History

United States
- Name: USS Wissahickon and USS SP-852
- Namesake: Wissahickon was her previous name retained; SP-852 was her section patrol number;
- Builder: George Lawley & Son, Neponset, Massachusetts
- Laid down: 1899
- Completed: 1900
- Acquired: Possibly April 1917 or 13 July 1917^{[citation needed]}
- Commissioned: Possibly 20 August or 3 October 1917^{[citation needed]}
- Decommissioned: 12 February 1919
- Renamed: USS SP-852 either upon commissioning or in 1918;; Wissahickon ca. September–November 1918;
- Stricken: 10 February 1919
- Fate: Ordered returned to owner 15 February 1919
- Notes: Operated as private yacht Valda 1900-1901/1902 and Wissahickon 1901/1902-1917 and from 1919

General characteristics
- Type: Patrol vessel
- Tonnage: 74 Gross register tons
- Displacement: 194 tons
- Length: 120 ft (37 m)
- Beam: 14 ft 2 in (4.32 m)
- Draft: 6 ft (1.8 m)
- Depth: 8 ft 9 in (2.67 m)
- Propulsion: Steam engine, one shaft
- Speed: 12 knots
- Complement: 19
- Armament: 1 × 3-pounder gun; 2 × machine guns;

= USS Wissahickon (SP-852) =

Patrol vessel of the United States Navy

The second USS Wissahickon (SP-852), which also served as USS SP-852, was a United States Navy patrol vessel in commission from 1917 to 1918.

==Construction and early civilian career==
Wissahickon was laid down in 1899 by George Lawley & Son at Neponset, Massachusetts, as the private single-screw steam yacht Valda, with a composite hull made of an iron frame with wood planking.

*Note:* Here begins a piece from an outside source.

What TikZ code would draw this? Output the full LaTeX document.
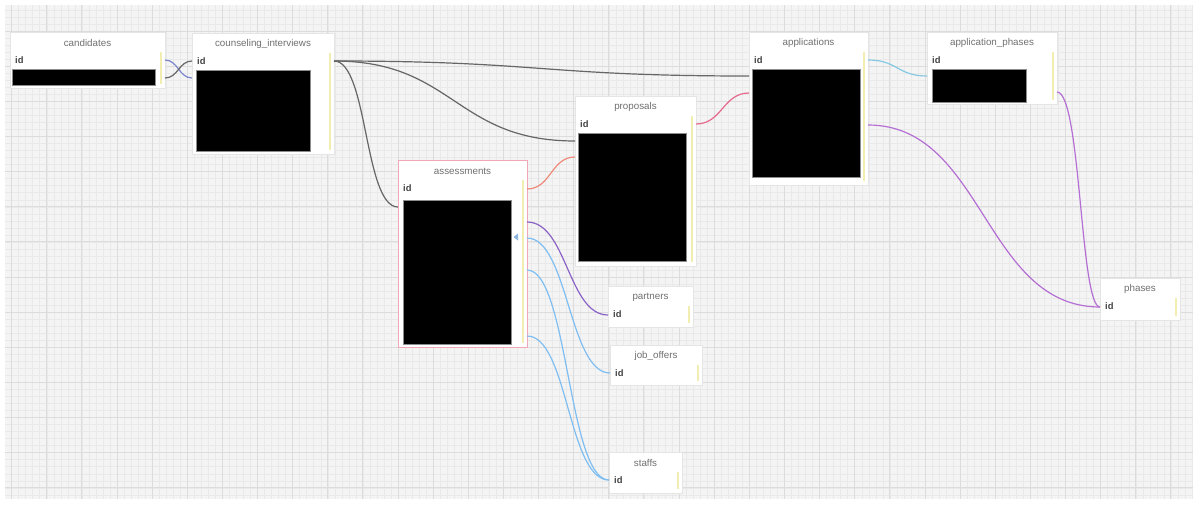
\documentclass[tikz,border=0pt]{standalone}
\usepackage{fontspec}
\setmainfont{Liberation Sans}
\usetikzlibrary{calc}
\definecolor{gridbg}{HTML}{F4F4F4}
\definecolor{gridminor}{HTML}{E9E9E9}
\definecolor{gridmajor}{HTML}{DCDCDC}
\definecolor{ttlcol}{HTML}{707070}
\definecolor{idcol}{HTML}{444444}
\definecolor{barcol}{HTML}{F2EDB0}
\definecolor{grayconn}{HTML}{666666}
\definecolor{bluepurp}{HTML}{7A84CC}
\definecolor{salmon}{HTML}{EE8A78}
\definecolor{pinkconn}{HTML}{E66A8C}
\definecolor{cyanconn}{HTML}{86C8E2}
\definecolor{purpconn}{HTML}{B56FD4}
\definecolor{violetconn}{HTML}{8A62C6}
\definecolor{skyconn}{HTML}{7EBEF2}
\definecolor{pinkborder}{HTML}{F0A8B8}
\definecolor{markcol}{HTML}{8AB4DC}
\begin{document}
\begin{tikzpicture}[x=1pt,y=-1pt,
  tblbox/.style={fill=white,draw=black!10,line width=0.4pt,inner sep=0pt,outer sep=0pt},
  blk/.style={fill=black,draw=black!45,line width=0.6pt,inner sep=0pt,outer sep=0pt},
  ttl/.style={font=\fontsize{9.8}{11}\selectfont,text=ttlcol,inner sep=0pt},
  idtxt/.style={font=\fontsize{9.4}{11}\selectfont\bfseries,text=idcol,inner sep=0pt},
  ybar/.style={draw=barcol,line width=2pt},
  conn/.style={line width=1.2pt},
  minorline/.style={draw=gridminor,line width=0.45pt},
  majorline/.style={draw=gridmajor,line width=0.9pt}]
\useasboundingbox (0,0) rectangle (1200,509);
\fill[white] (0,0) rectangle (1200,509);
% grid
\begin{scope}
\clip (5,5) rectangle (1193,499);
\fill[gridbg] (5,5) rectangle (1193,499);
\foreach \i in {0,...,170} {\draw[minorline] ({4.57+7.026*\i},5) -- ({4.57+7.026*\i},499);}
\foreach \i in {0,...,71} {\draw[minorline] (5,{3.0+7.026*\i}) -- (1193,{3.0+7.026*\i});}
\foreach \i in {0,...,34} {\draw[majorline] ({11.6+35.13*\i},5) -- ({11.6+35.13*\i},499);}
\foreach \i in {1,...,14} {\draw[majorline] (5,{-4.03+35.13*\i}) -- (1193,{-4.03+35.13*\i});}
\end{scope}

\newcommand{\erdtable}[6]{%
  \node[tblbox,minimum width=#4pt,minimum height=#5pt,anchor=north west] (#1) at (#2,#3) {};
  \node[ttl] (#1-t) at ([yshift=-11pt]#1.north) {#6};
  \node[idtxt,anchor=west] (#1-id) at ([xshift=5pt,yshift=-28pt]#1.north west) {id};
  \draw[ybar] ([xshift=-4pt,yshift=-20pt]#1.north east) -- ([xshift=-4pt,yshift=4pt]#1.south east);
}

% tables
\erdtable{cand}{10}{32}{155}{56}{candidates}
\erdtable{couns}{192}{33}{142}{121}{counseling\_interviews}
\erdtable{apps}{749}{32}{119}{153}{applications}
\erdtable{appph}{927}{32}{130}{72}{application\_phases}
\erdtable{prop}{575}{96}{121}{170}{proposals}
\erdtable{assess}{398}{160}{129}{187}{assessments}
\draw[pinkborder,line width=1pt] (assess.north west) rectangle (assess.south east);
\erdtable{partners}{608}{286}{85}{41}{partners}
\erdtable{jobs}{610}{345}{92}{40}{job\_offers}
\erdtable{staffs}{609}{452}{73}{41}{staffs}
\erdtable{phases}{1100}{278}{80}{42}{phases}

% hidden column blocks
\node[blk,anchor=north west,minimum width=143pt,minimum height=16pt] (cand-b) at (12,69) {};
\node[blk,anchor=north west,minimum width=114pt,minimum height=81pt] (couns-b) at (196,70) {};
\node[blk,anchor=north west,minimum width=108pt,minimum height=108pt] (apps-b) at (752,69) {};
\node[blk,anchor=north west,minimum width=94pt,minimum height=33pt] (appph-b) at (932,69) {};
\node[blk,anchor=north west,minimum width=108pt,minimum height=128pt] (prop-b) at (578,133) {};
\node[blk,anchor=north west,minimum width=108pt,minimum height=144pt] (assess-b) at (403,200) {};

% small marker in assessments
\fill[markcol] (513.5,237) -- (518,233.5) -- (518,240.5) -- cycle;

% connectors
\draw[conn,bluepurp] ([yshift=-28pt]cand.north east) .. controls +(13,0) and +(-13,0) .. ([yshift=-45pt]couns.north west);
\draw[conn,grayconn] ([yshift=-46pt]cand.north east) .. controls +(13,0) and +(-13,0) .. ([yshift=-28pt]couns.north west);

\draw[conn,grayconn] ([yshift=-28pt]couns.north east) .. controls +(207,0) and +(-207,0) .. ([yshift=-44pt]apps.north west);
\draw[conn,grayconn] ([yshift=-28pt]couns.north east) .. controls +(120,0) and +(-120,0) .. ([yshift=-45pt]prop.north west);
\draw[conn,grayconn] ([yshift=-28pt]couns.north east) .. controls +(34,0) and +(-34,0) .. ([yshift=-47pt]assess.north west);

\draw[conn,salmon] ([yshift=-29pt]assess.north east) .. controls +(24,0) and +(-24,0) .. ([yshift=-61pt]prop.north west);
\draw[conn,pinkconn] ([yshift=-28pt]prop.north east) .. controls +(26,0) and +(-26,0) .. ([yshift=-61pt]apps.north west);
\draw[conn,cyanconn] ([yshift=-28pt]apps.north east) .. controls +(30,0) and +(-30,0) .. ([yshift=-44pt]appph.north west);
\draw[conn,purpconn] ([yshift=-93pt]apps.north east) .. controls +(116,0) and +(-116,0) .. ([yshift=-29pt]phases.north west);
\draw[conn,purpconn] ([yshift=-60pt]appph.north east) .. controls +(24,0) and +(-20,0) .. ([yshift=-29pt]phases.north west);

\draw[conn,violetconn] ([yshift=-62pt]assess.north east) .. controls +(40,0) and +(-40,0) .. ([yshift=-29pt]partners.north west);
\draw[conn,skyconn] ([yshift=-78pt]assess.north east) .. controls +(41,0) and +(-41,0) .. ([yshift=-28pt]jobs.north west);
\draw[conn,skyconn] ([yshift=-110pt]assess.north east) .. controls +(41,0) and +(-41,0) .. ([yshift=-28pt]staffs.north west);
\draw[conn,skyconn] ([yshift=-176pt]assess.north east) .. controls +(41,0) and +(-41,0) .. ([yshift=-28pt]staffs.north west);
\end{tikzpicture}
\end{document}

Valda was completed in 1900 and renamed Wissahickon in late 1901 or early 1902. She was the property of Mrs. Charles W. Henry of Philadelphia, Pennsylvania, when the United States entered World War I on 6 April 1917 and may have served in the Maine Naval Militia prior to her acquisition by the U.S. Navy.

==Acquisition and commissioning==
In 1917, the U.S. Navy acquired Wissahickon from Mrs. Henry for use as a section patrol vessel during World War I. Records concerning Wissahickons acquisition and commissioning are vague, somewhat contradictory, and incomplete. It appears that U.S. Navy personnel reported aboard Wissahickon as early as April 1917, although one record source states that the Navy did not acquire her from Mrs. Henry until 13 July 1917. No primary source states her commissioning date; her ship's log starts on 20 August 1917 - but one secondary source states that she was not commissioned until 3 October 1917.

At any rate, Wissahickon was commissioned sometime between April and early October 1917. Sources differ as to whether she was commissioned without her name as USS SP-852 or as USS Wissahickon (SP-852), with her name being changed in 1918 to USS SP-852.

==U.S. Navy service==
The Navy considered Wissahickon/SP-852 too light for "distant service" in European waters, so she was placed in the Naval Coast Defense Reserve and assigned to the 1st Naval District in northern New England. Initially based at Rockland, Maine, she began patrols in the vicinity of that port. She spent most of the winter of 1917-1918 moored to a pier there; in January 1918, all of her officers and enlisted men became ill with common colds and sore throats, and the ship was quarantined until the diseases ran their course. When her crew had returned to good health, she returned to patrol duty off Rockland.

In mid-summer 1918, she was reassigned to duty at Boston, Massachusetts, where she arrived on 20 August 1918. She operated from the section base at East Boston, Massachusetts, for the rest of World War I and into January 1919. Apparently sometime between September and November 1918, and definitely by 1 January 1919, her name was changed from USS SP-852 to USS Wissahickon (SP-852).

==Disposal==
Late in January 1919, Wissahickon moved to Camden, Maine. She was stricken from the Navy List on 10 February 1919 and was decommissioned at Camden on 12 February 1919. On 15 February 1919, she was ordered returned to Mrs. Henry.